-- Start --
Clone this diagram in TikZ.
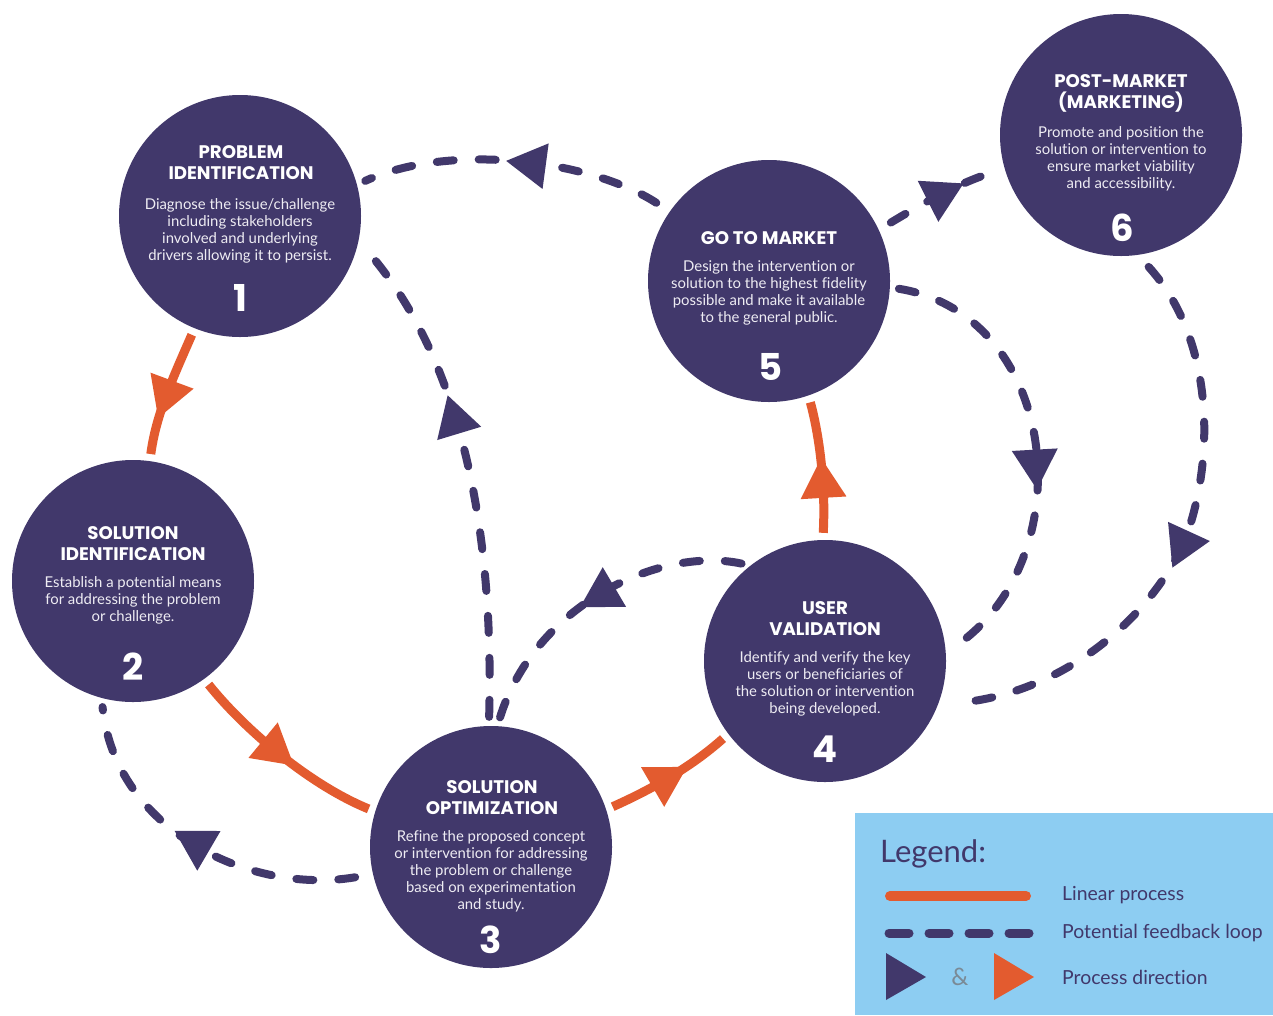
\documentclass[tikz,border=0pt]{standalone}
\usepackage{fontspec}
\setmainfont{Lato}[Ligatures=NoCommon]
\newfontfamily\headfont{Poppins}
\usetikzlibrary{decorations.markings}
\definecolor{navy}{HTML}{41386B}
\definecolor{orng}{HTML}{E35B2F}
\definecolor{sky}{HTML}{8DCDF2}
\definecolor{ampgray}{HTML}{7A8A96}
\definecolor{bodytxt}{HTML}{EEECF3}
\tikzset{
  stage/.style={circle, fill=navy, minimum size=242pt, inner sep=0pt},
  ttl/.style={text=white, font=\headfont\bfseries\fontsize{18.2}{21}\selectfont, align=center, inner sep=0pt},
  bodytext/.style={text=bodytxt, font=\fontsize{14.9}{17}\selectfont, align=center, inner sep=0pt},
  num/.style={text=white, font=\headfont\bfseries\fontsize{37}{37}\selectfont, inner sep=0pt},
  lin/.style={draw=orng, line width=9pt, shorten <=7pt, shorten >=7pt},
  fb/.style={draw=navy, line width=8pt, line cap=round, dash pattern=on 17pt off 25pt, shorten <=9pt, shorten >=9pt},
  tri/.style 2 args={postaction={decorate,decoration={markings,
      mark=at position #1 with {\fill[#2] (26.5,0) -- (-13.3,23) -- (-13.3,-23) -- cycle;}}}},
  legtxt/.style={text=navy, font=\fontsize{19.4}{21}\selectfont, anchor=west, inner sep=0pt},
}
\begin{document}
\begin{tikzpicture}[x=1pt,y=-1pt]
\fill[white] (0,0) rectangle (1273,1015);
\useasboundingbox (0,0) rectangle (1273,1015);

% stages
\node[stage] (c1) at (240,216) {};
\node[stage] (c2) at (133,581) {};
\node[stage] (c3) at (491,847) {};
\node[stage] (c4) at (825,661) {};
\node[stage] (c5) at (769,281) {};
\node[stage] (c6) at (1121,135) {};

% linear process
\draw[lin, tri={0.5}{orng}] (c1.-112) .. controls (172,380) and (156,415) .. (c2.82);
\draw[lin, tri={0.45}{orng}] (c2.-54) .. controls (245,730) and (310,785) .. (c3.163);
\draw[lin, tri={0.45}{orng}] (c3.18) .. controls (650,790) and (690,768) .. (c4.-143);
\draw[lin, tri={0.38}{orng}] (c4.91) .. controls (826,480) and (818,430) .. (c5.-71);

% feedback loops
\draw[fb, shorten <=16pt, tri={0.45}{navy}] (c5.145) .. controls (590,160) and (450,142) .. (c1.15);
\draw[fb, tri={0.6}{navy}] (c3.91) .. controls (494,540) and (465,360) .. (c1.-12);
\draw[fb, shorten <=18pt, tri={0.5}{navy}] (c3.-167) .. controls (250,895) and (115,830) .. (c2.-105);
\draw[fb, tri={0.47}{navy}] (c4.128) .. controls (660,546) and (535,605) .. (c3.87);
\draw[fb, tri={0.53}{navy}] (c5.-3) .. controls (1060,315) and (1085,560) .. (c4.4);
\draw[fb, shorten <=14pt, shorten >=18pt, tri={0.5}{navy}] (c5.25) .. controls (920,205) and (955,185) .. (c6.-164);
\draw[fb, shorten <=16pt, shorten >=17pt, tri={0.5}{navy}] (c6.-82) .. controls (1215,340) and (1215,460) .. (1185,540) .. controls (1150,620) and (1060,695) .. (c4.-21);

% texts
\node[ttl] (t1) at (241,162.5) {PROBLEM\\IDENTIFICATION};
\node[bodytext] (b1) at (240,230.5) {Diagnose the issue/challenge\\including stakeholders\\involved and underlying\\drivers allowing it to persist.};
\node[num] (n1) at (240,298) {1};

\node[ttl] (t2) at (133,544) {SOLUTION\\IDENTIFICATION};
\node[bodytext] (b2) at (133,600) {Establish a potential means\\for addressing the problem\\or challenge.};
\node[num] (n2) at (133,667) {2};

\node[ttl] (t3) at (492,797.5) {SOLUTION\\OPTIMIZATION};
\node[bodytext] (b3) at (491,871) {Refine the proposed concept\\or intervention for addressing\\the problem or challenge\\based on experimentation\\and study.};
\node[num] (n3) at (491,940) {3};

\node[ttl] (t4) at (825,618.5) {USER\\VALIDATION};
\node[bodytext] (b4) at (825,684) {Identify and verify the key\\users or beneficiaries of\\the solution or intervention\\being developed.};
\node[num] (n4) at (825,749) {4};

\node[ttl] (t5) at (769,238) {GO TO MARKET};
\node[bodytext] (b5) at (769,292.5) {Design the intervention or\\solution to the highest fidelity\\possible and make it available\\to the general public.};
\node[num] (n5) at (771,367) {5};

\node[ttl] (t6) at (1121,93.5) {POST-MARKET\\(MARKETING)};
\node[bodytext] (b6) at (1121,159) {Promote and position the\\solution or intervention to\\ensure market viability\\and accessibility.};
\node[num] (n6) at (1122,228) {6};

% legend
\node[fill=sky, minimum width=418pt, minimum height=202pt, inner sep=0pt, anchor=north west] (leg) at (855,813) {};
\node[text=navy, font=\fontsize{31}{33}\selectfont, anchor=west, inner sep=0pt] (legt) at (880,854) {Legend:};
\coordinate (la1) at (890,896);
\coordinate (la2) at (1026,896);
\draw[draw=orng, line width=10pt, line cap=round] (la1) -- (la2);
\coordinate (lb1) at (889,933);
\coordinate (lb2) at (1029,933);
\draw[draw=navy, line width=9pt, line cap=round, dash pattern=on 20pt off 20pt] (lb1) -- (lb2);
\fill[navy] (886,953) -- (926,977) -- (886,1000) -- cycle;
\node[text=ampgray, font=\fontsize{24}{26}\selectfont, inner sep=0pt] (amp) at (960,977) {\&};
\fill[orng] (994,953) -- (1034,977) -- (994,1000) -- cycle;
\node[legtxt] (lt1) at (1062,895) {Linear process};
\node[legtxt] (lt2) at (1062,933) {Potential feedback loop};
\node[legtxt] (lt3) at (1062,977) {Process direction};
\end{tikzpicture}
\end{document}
-- End --
## [Instructions to follow]
Repeat the lines above, starting at the first and stopping after the line that holds "(818,430) .. (c5.-71);", with the pictures left out.

## [Reply]
Clone this diagram in TikZ.
\documentclass[tikz,border=0pt]{standalone}
\usepackage{fontspec}
\setmainfont{Lato}[Ligatures=NoCommon]
\newfontfamily\headfont{Poppins}
\usetikzlibrary{decorations.markings}
\definecolor{navy}{HTML}{41386B}
\definecolor{orng}{HTML}{E35B2F}
\definecolor{sky}{HTML}{8DCDF2}
\definecolor{ampgray}{HTML}{7A8A96}
\definecolor{bodytxt}{HTML}{EEECF3}
\tikzset{
  stage/.style={circle, fill=navy, minimum size=242pt, inner sep=0pt},
  ttl/.style={text=white, font=\headfont\bfseries\fontsize{18.2}{21}\selectfont, align=center, inner sep=0pt},
  bodytext/.style={text=bodytxt, font=\fontsize{14.9}{17}\selectfont, align=center, inner sep=0pt},
  num/.style={text=white, font=\headfont\bfseries\fontsize{37}{37}\selectfont, inner sep=0pt},
  lin/.style={draw=orng, line width=9pt, shorten <=7pt, shorten >=7pt},
  fb/.style={draw=navy, line width=8pt, line cap=round, dash pattern=on 17pt off 25pt, shorten <=9pt, shorten >=9pt},
  tri/.style 2 args={postaction={decorate,decoration={markings,
      mark=at position #1 with {\fill[#2] (26.5,0) -- (-13.3,23) -- (-13.3,-23) -- cycle;}}}},
  legtxt/.style={text=navy, font=\fontsize{19.4}{21}\selectfont, anchor=west, inner sep=0pt},
}
\begin{document}
\begin{tikzpicture}[x=1pt,y=-1pt]
\fill[white] (0,0) rectangle (1273,1015);
\useasboundingbox (0,0) rectangle (1273,1015);

% stages
\node[stage] (c1) at (240,216) {};
\node[stage] (c2) at (133,581) {};
\node[stage] (c3) at (491,847) {};
\node[stage] (c4) at (825,661) {};
\node[stage] (c5) at (769,281) {};
\node[stage] (c6) at (1121,135) {};

% linear process
\draw[lin, tri={0.5}{orng}] (c1.-112) .. controls (172,380) and (156,415) .. (c2.82);
\draw[lin, tri={0.45}{orng}] (c2.-54) .. controls (245,730) and (310,785) .. (c3.163);
\draw[lin, tri={0.45}{orng}] (c3.18) .. controls (650,790) and (690,768) .. (c4.-143);
\draw[lin, tri={0.38}{orng}] (c4.91) .. controls (826,480) and (818,430) .. (c5.-71);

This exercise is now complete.